Given request:
Leaving the pictures aside, transcribe every line below exactly.

Dataset content:
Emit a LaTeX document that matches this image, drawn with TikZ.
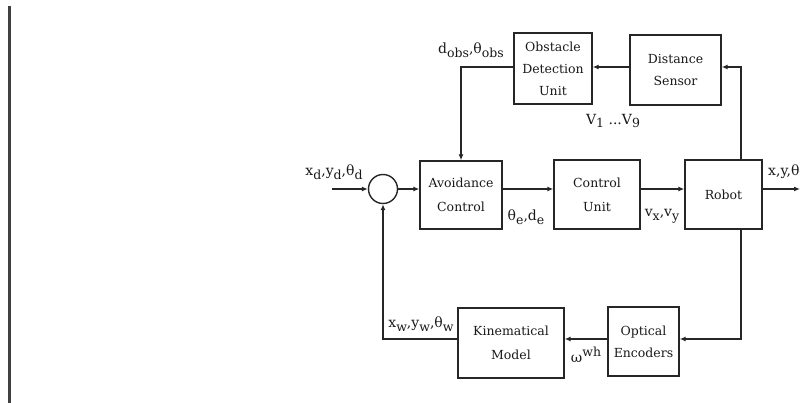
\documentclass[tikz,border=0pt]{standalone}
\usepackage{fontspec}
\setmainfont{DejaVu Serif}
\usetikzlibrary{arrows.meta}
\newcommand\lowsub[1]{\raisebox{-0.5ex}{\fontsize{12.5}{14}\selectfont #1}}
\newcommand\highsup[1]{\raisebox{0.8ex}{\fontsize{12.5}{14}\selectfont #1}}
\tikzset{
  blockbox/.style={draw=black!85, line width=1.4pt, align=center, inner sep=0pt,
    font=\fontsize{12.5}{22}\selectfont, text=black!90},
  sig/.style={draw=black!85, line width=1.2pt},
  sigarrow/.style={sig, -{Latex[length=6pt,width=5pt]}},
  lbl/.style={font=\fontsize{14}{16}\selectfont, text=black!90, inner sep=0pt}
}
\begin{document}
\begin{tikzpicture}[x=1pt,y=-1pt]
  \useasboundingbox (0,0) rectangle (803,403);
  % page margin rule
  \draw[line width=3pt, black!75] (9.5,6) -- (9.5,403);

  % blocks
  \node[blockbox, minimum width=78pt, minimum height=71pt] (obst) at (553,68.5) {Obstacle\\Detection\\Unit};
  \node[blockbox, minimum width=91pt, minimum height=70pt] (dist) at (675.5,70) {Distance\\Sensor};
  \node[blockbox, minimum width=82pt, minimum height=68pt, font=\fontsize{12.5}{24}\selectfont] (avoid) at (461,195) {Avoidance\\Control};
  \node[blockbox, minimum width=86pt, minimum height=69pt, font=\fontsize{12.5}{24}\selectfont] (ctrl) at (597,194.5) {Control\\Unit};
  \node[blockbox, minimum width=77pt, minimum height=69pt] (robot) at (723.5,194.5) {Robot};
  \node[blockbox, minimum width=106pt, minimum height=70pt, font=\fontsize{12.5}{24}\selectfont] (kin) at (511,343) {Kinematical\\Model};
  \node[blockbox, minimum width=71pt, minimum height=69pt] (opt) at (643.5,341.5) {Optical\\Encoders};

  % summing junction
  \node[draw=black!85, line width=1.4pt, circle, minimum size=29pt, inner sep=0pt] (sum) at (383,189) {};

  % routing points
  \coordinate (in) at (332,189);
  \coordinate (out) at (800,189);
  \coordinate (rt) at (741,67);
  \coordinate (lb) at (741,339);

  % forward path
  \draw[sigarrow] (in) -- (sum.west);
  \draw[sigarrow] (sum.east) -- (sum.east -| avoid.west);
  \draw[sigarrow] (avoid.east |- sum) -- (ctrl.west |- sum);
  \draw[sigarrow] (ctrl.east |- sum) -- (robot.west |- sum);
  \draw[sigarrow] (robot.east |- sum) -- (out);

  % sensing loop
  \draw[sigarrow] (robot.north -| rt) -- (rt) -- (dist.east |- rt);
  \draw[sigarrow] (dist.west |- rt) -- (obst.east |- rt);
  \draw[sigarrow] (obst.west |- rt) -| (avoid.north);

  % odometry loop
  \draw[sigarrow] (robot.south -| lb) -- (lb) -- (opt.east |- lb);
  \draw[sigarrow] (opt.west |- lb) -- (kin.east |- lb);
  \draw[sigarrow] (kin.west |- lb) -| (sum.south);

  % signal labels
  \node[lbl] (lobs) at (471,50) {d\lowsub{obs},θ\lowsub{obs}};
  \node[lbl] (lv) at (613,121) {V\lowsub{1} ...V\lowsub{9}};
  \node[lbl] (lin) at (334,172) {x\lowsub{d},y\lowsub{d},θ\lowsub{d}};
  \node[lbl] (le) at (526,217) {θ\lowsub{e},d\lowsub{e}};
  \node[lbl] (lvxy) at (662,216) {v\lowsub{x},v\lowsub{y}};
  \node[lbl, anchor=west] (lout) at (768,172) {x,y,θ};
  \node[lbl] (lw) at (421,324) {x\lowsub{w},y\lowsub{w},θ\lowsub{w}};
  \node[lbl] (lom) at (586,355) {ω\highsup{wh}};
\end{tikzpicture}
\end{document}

Complete answer:
Emit a LaTeX document that matches this image, drawn with TikZ.
\documentclass[tikz,border=0pt]{standalone}
\usepackage{fontspec}
\setmainfont{DejaVu Serif}
\usetikzlibrary{arrows.meta}
\newcommand\lowsub[1]{\raisebox{-0.5ex}{\fontsize{12.5}{14}\selectfont #1}}
\newcommand\highsup[1]{\raisebox{0.8ex}{\fontsize{12.5}{14}\selectfont #1}}
\tikzset{
  blockbox/.style={draw=black!85, line width=1.4pt, align=center, inner sep=0pt,
    font=\fontsize{12.5}{22}\selectfont, text=black!90},
  sig/.style={draw=black!85, line width=1.2pt},
  sigarrow/.style={sig, -{Latex[length=6pt,width=5pt]}},
  lbl/.style={font=\fontsize{14}{16}\selectfont, text=black!90, inner sep=0pt}
}
\begin{document}
\begin{tikzpicture}[x=1pt,y=-1pt]
  \useasboundingbox (0,0) rectangle (803,403);
  % page margin rule
  \draw[line width=3pt, black!75] (9.5,6) -- (9.5,403);

  % blocks
  \node[blockbox, minimum width=78pt, minimum height=71pt] (obst) at (553,68.5) {Obstacle\\Detection\\Unit};
  \node[blockbox, minimum width=91pt, minimum height=70pt] (dist) at (675.5,70) {Distance\\Sensor};
  \node[blockbox, minimum width=82pt, minimum height=68pt, font=\fontsize{12.5}{24}\selectfont] (avoid) at (461,195) {Avoidance\\Control};
  \node[blockbox, minimum width=86pt, minimum height=69pt, font=\fontsize{12.5}{24}\selectfont] (ctrl) at (597,194.5) {Control\\Unit};
  \node[blockbox, minimum width=77pt, minimum height=69pt] (robot) at (723.5,194.5) {Robot};
  \node[blockbox, minimum width=106pt, minimum height=70pt, font=\fontsize{12.5}{24}\selectfont] (kin) at (511,343) {Kinematical\\Model};
  \node[blockbox, minimum width=71pt, minimum height=69pt] (opt) at (643.5,341.5) {Optical\\Encoders};

  % summing junction
  \node[draw=black!85, line width=1.4pt, circle, minimum size=29pt, inner sep=0pt] (sum) at (383,189) {};

  % routing points
  \coordinate (in) at (332,189);
  \coordinate (out) at (800,189);
  \coordinate (rt) at (741,67);
  \coordinate (lb) at (741,339);

  % forward path
  \draw[sigarrow] (in) -- (sum.west);
  \draw[sigarrow] (sum.east) -- (sum.east -| avoid.west);
  \draw[sigarrow] (avoid.east |- sum) -- (ctrl.west |- sum);
  \draw[sigarrow] (ctrl.east |- sum) -- (robot.west |- sum);
  \draw[sigarrow] (robot.east |- sum) -- (out);

  % sensing loop
  \draw[sigarrow] (robot.north -| rt) -- (rt) -- (dist.east |- rt);
  \draw[sigarrow] (dist.west |- rt) -- (obst.east |- rt);
  \draw[sigarrow] (obst.west |- rt) -| (avoid.north);

  % odometry loop
  \draw[sigarrow] (robot.south -| lb) -- (lb) -- (opt.east |- lb);
  \draw[sigarrow] (opt.west |- lb) -- (kin.east |- lb);
  \draw[sigarrow] (kin.west |- lb) -| (sum.south);

  % signal labels
  \node[lbl] (lobs) at (471,50) {d\lowsub{obs},θ\lowsub{obs}};
  \node[lbl] (lv) at (613,121) {V\lowsub{1} ...V\lowsub{9}};
  \node[lbl] (lin) at (334,172) {x\lowsub{d},y\lowsub{d},θ\lowsub{d}};
  \node[lbl] (le) at (526,217) {θ\lowsub{e},d\lowsub{e}};
  \node[lbl] (lvxy) at (662,216) {v\lowsub{x},v\lowsub{y}};
  \node[lbl, anchor=west] (lout) at (768,172) {x,y,θ};
  \node[lbl] (lw) at (421,324) {x\lowsub{w},y\lowsub{w},θ\lowsub{w}};
  \node[lbl] (lom) at (586,355) {ω\highsup{wh}};
\end{tikzpicture}
\end{document}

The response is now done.